MPs to investigate deputy children's commissioner's claims
- Published
MPs are to investigate the sexual exploitation of children, after an expert warned abuse was taking place "all over the country".
England's Deputy Children's Commissioner Sue Berelowitz said girls as young as 11 were being expected to perform sex acts on "line-ups of boys".
It was quite common for girls to be lured in by internet chat rooms and raped, she added.
The Commons Home Affairs Committee promised an inquiry into the claims.
It had already been investigating the child protection failings seen in Rochdale, Greater Manchester, where nine Asian men were convicted last month of sexually abusing white girls in the area. They had plied girls as young as 13 with drink and drugs.
But Ms Berelowitz said all communities and ethnic groups were affected by sexual abuse, citing cases in Derby, Rotherham, Birmingham and Dewsbury that she had heard about during her research for a report due out in September.
The committee's chairman, Labour MP Keith Vaz, said that, given this evidence, its investigation should be widened to look at the national picture.
'Sadistic'
Ms Berelowitz said: "What I am uncovering is that sexual exploitation of children is happening all over the country.
"As one police officer who was the lead in a very big investigation in a very lovely, leafy, rural part of the country said to me: 'There isn't a town, village or hamlet in which children are not being sexually exploited.' The evidence that has come to the fore during the course of my inquiry is that that, unfortunately, appears to be the case.
"We should start from the assumption that children are being sexually exploited right the way across the country.
"In urban, rural and metropolitan areas, I have hard evidence of children being sexually exploited. That is part of what is going on in some parts of our country. It is very sadistic. It is very violent. It is very ugly."
In parts of London, Ms Berelowitz said, "children expect to have to perform oral sex on line-ups of boys, up to two hours at a time, from the age of 11".
It was "quite common" for girls to be lured via internet chat rooms to meet a friend, only to be met by a group of boys and gang raped in a park.
"Then another group of boys come, they take her to another part of the park and she is serially raped again," she said.
"I wish I could say to you that such things are uncommon but I'm afraid they are quite common."
'Summoned'
The deputy commissioner told the MPs that "what is being done is so terrible that people need to lay aside their denial" or risk victims being disbelieved.
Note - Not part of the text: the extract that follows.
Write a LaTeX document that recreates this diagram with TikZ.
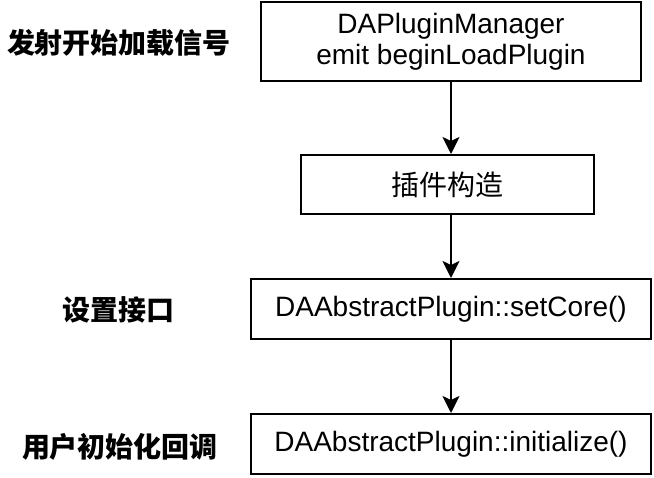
\documentclass[tikz,border=0pt]{standalone}
\usepackage{fontspec}
\setmainfont{Liberation Sans}
\newfontfamily\cjk{Noto Sans CJK SC}
\usetikzlibrary{arrows.meta}
\begin{document}
\begin{tikzpicture}[x=1pt,y=-1pt,
  box/.style={draw, line width=2pt, inner sep=0pt, align=center, font=\fontsize{28}{31}\selectfont},
  lab/.style={font=\cjk\bfseries\fontsize{28}{30}\selectfont},
  arr/.style={line width=2pt, -{Stealth[length=17pt,width=17pt,inset=4pt]}}]
\useasboundingbox (0,0) rectangle (654,478);
\node[box, minimum width=380pt, minimum height=79pt] (a) at (451,41.5) {DAPluginManager\\emit beginLoadPlugin};
\node[box, minimum width=293pt, minimum height=59pt] (b) at (447.5,184.5) {\cjk 插件构造};
\node[box, minimum width=400pt, minimum height=60pt] (c) at (451,309) {DAAbstractPlugin::setCore()};
\node[box, minimum width=400pt, minimum height=60pt] (d) at (451,444) {DAAbstractPlugin::initialize()};
\draw[arr] (a.south) -- (a.south |- b.north);
\draw[arr] (a.south |- b.south) -- (c.north);
\draw[arr] (c.south) -- (d.north);
\node[lab] (l1) at (119,43) {发射开始加载信号};
\node[lab] (l2) at (118.5,310) {设置接口};
\node[lab] (l3) at (120,447) {用户初始化回调};
\end{tikzpicture}
\end{document}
Victims numbered in the "thousands" rather than "hundreds".
Young people were often acting out scenes they had seen in online pornography, she added.
In one case, boys aged 14 and 15 were "summoned" via Blackberry Messenger to the gang rape of a "very, very young girl" which lasted several days.
"Boys were being called while some were raping the girl to say 'Come, come, come, you can join in too' and they were arriving and elbowing each other out of the way to rape her."
In another case, older men were using young male gang members as a "front line" in a wider abuse network, and had even forced two of the boys to have sex and filmed it on a mobile phone to ensure their compliance.
Ms Berelowitz said: "Parents may think they can control what's going on because they can have a blockage on the computer, but the reality is children can get anything they like on their mobile phones. And they are.
"It has definitely affected children's thresholds of what they think is normal."